What This Means for You
Government contractors and subcontractors should take the following steps now to ensure compliance with the Interim Rule by the time it goes into effect on November 30, 2020:
- All contractors and subcontractors, other than those dealing solely with COTS or those that do not store, process, generate, transmit or access covered defense information on their systems, should immediately prepare to conduct and submit a self-assessment as described in the Interim Rule to avoid delays in the awarding of future contracts.
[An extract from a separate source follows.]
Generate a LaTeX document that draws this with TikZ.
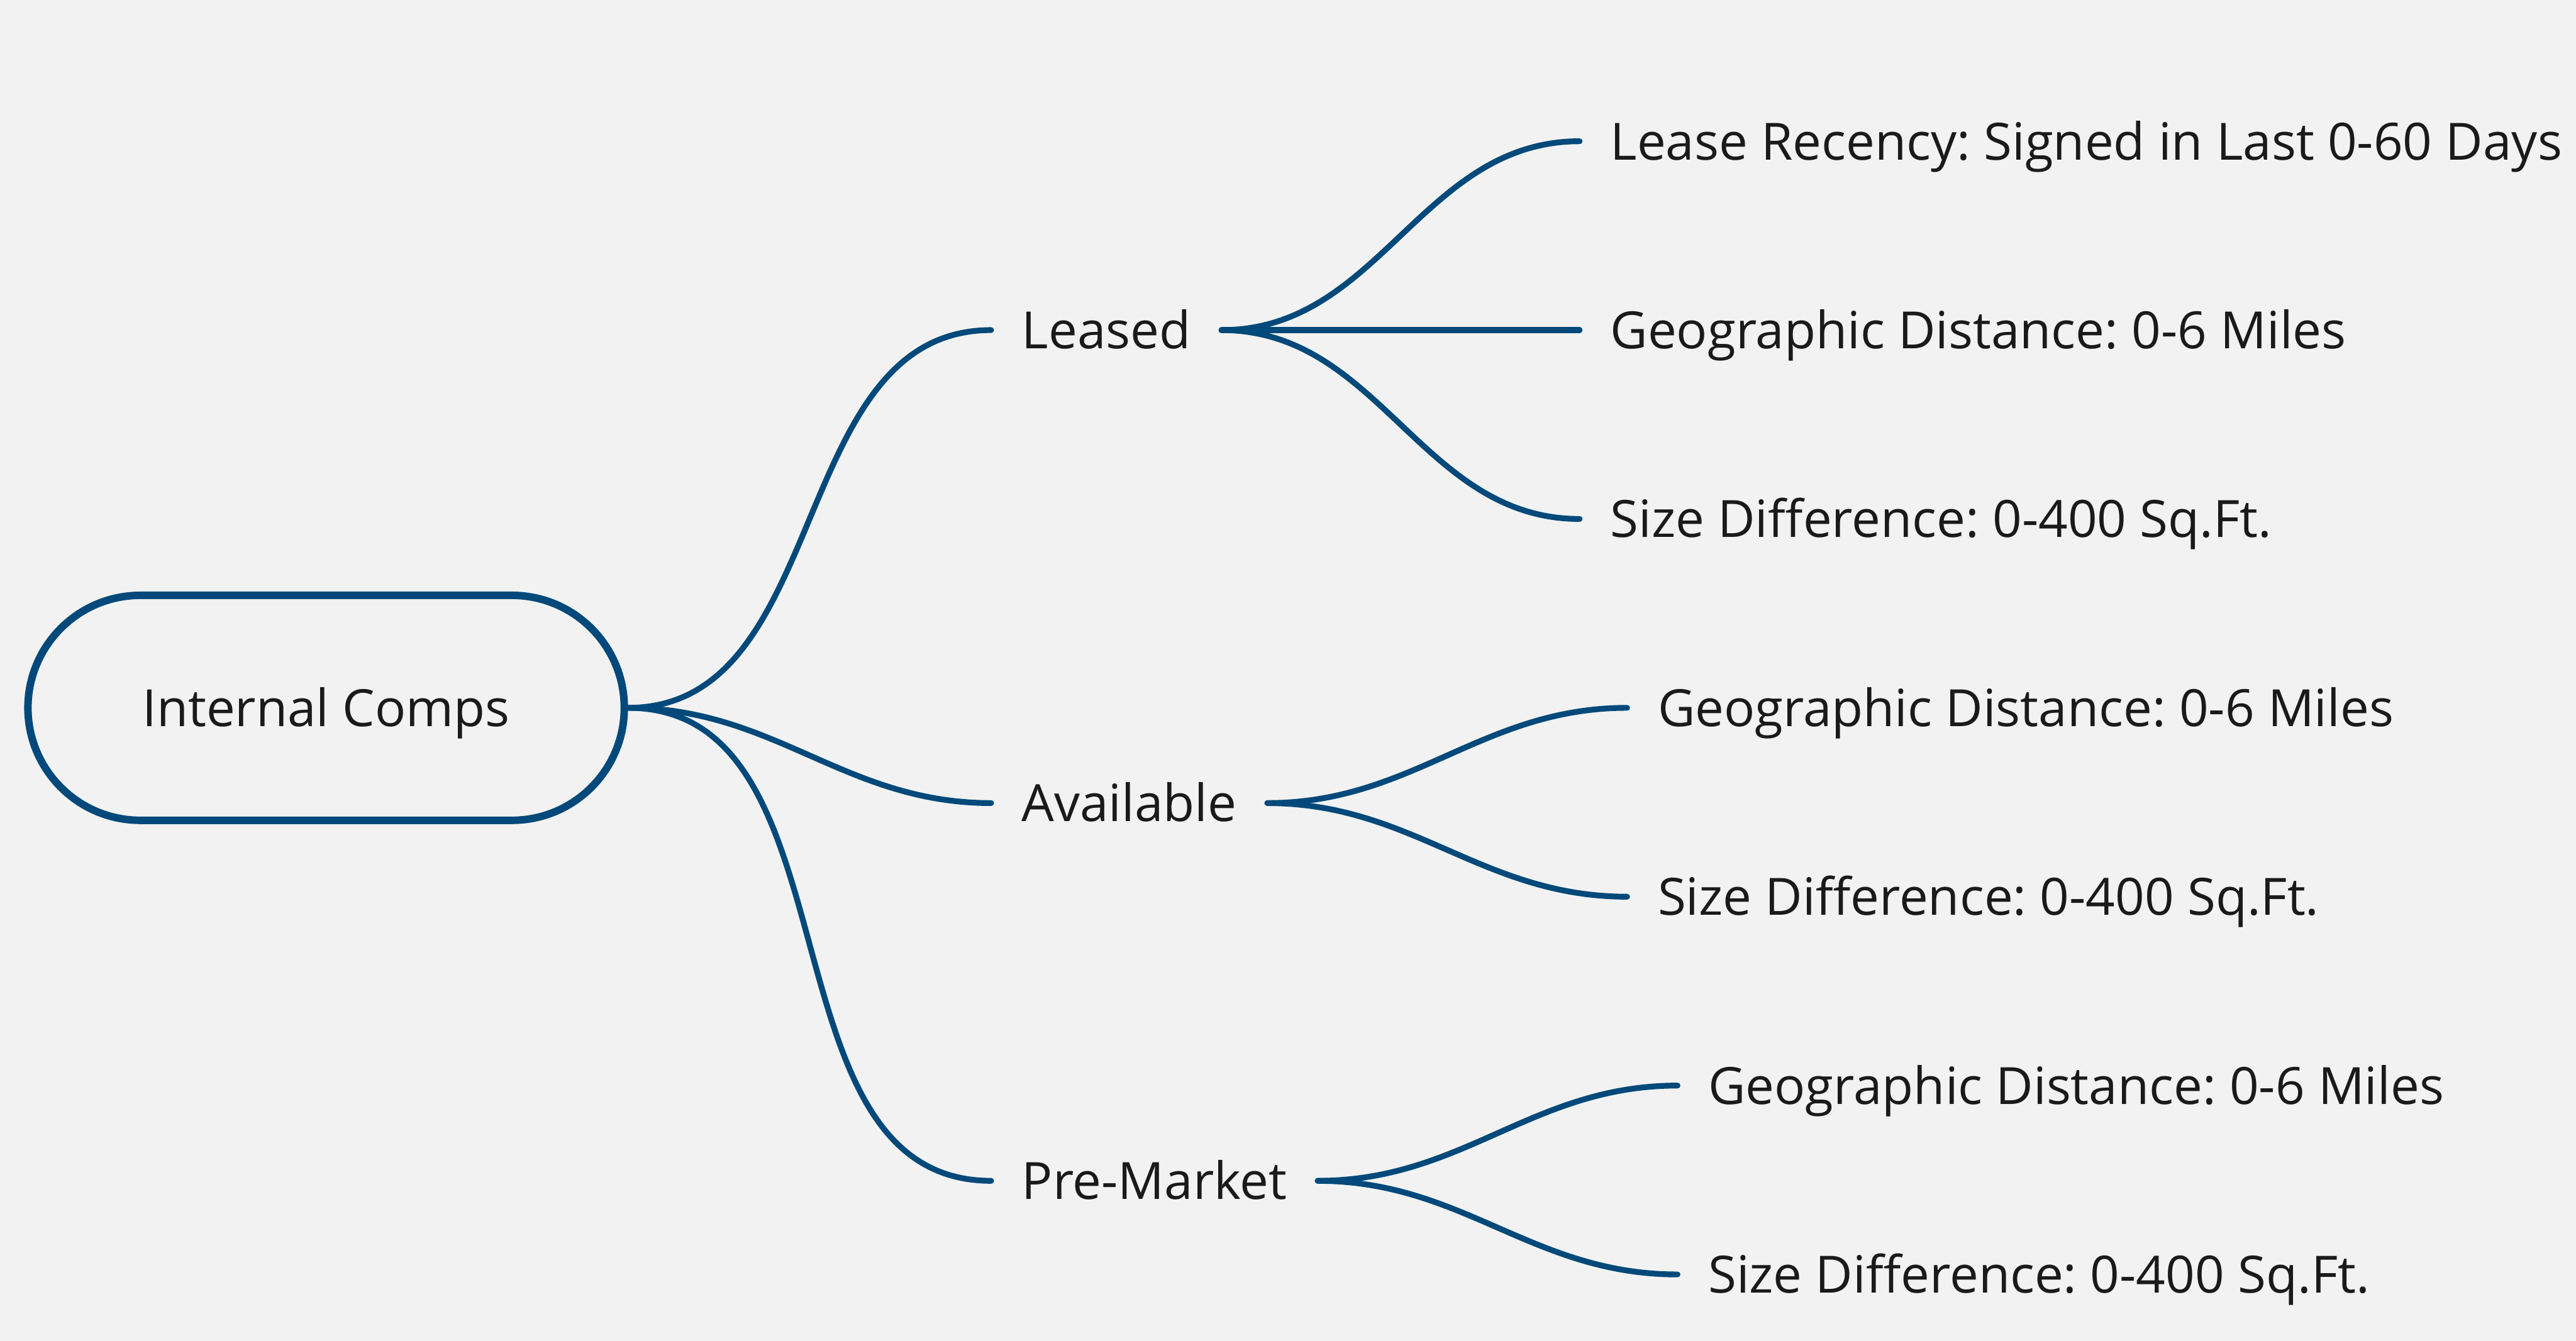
\documentclass[tikz,border=0pt]{standalone}
\usepackage{fontspec}
\setmainfont{Open Sans}
\usetikzlibrary{positioning}

\definecolor{mapblue}{HTML}{00497A}
\definecolor{pagegray}{HTML}{F2F2F2}
\definecolor{inkgray}{HTML}{1A1A1A}

\frenchspacing

\begin{document}
\begin{tikzpicture}[
    font=\fontsize{8.9pt}{10.7pt}\selectfont,
    topic/.style={draw=mapblue, line width=1.3pt, fill=pagegray, text=inkgray,
        rounded corners=0.685cm, minimum width=3.63cm, minimum height=1.37cm,
        text height=0.225cm, text depth=0pt},
    branch/.style={text=inkgray, inner xsep=0.18cm, inner ysep=0pt,
        text height=0.225cm, text depth=0pt},
    link/.style={draw=mapblue, line width=1pt, line cap=round}
]

% Page background
\fill[pagegray] (0,0) rectangle (15.68,8.165);
\useasboundingbox (0,0) rectangle (15.68,8.165);

% Root topic
\node[topic] (root) at (1.985,3.855) {Internal Comps};

% First level
\node[branch, right=2.21cm of root, yshift=2.30cm] (leased) {Leased};
\node[branch, right=2.21cm of root, yshift=-0.58cm] (avail) {Available};
\node[branch, right=2.21cm of root, yshift=-2.88cm] (premkt) {Pre-Market};

% Leased criteria
\node[branch, right=2.18cm of leased, yshift=1.15cm] (lrecency) {Lease Recency: Signed in Last 0-60 Days};
\node[branch, right=2.18cm of leased] (ldist) {Geographic Distance: 0-6 Miles};
\node[branch, right=2.18cm of leased, yshift=-1.15cm] (lsize) {Size Difference: 0-400 Sq.Ft.};

% Available criteria
\node[branch, right=2.19cm of avail, yshift=0.58cm] (adist) {Geographic Distance: 0-6 Miles};
\node[branch, right=2.19cm of avail, yshift=-0.57cm] (asize) {Size Difference: 0-400 Sq.Ft.};

% Pre-Market criteria
\node[branch, right=2.19cm of premkt, yshift=0.58cm] (pdist) {Geographic Distance: 0-6 Miles};
\node[branch, right=2.19cm of premkt, yshift=-0.57cm] (psize) {Size Difference: 0-400 Sq.Ft.};

% Draw links from root
\draw[link] (root.east) to[out=0, in=180] (leased.west);
\draw[link] (root.east) to[out=0, in=180] (avail.west);
\draw[link] (root.east) to[out=0, in=180] (premkt.west);

% Draw links from Leased
\draw[link] (leased.east) to[out=0, in=180] (lrecency.west);
\draw[link] (leased.east) -- (ldist.west);
\draw[link] (leased.east) to[out=0, in=180] (lsize.west);

% Draw links from Available
\draw[link] (avail.east) to[out=0, in=180] (adist.west);
\draw[link] (avail.east) to[out=0, in=180] (asize.west);

% Draw links from Pre-Market
\draw[link] (premkt.east) to[out=0, in=180] (pdist.west);
\draw[link] (premkt.east) to[out=0, in=180] (psize.west);

\end{tikzpicture}
\end{document}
- Contractors and subcontractors that do not believe they are required to implement NIST SP 800-171 controls should be prepared to demonstrate that none of the information they store, process, generate, transmit or access qualifies as covered defense information. These companies should carefully review new solicitations and proposed contract modifications to identify contract actions that attempt to incorporate the new DFARS clauses.
- Contractors and subcontractors should understand that POA&Ms will be impermissible under CMMC and may lower their assessment scores under the DoD Assessment Methodology. Moreover, the Interim Rule does not provide guidance to Contracting Officers on how to handle low assessment scores or gaps identified in assessments. As a result, compliance gaps should be addressed and resolved before the Interim Rule goes into effect on November 30th, to the extent practicable.
- Contractors and subcontractors should prepare themselves for the CMMC accreditation process to position themselves for timely certification once it is available.
The Interim Rule is a significant step in the federal government’s increasing focus on enhancing cybersecurity to protect the nation’s economic and national security.
1 Interim Rule, Defense Federal Acquisition Regulation Supplement: Assessing Contractor Implementation of Cybersecurity Requirements, 85 Fed. Reg. 61505 (Sept. 29, 2020) (to be codified at 48 C.F.R. pts. 204, 212, 217, 252).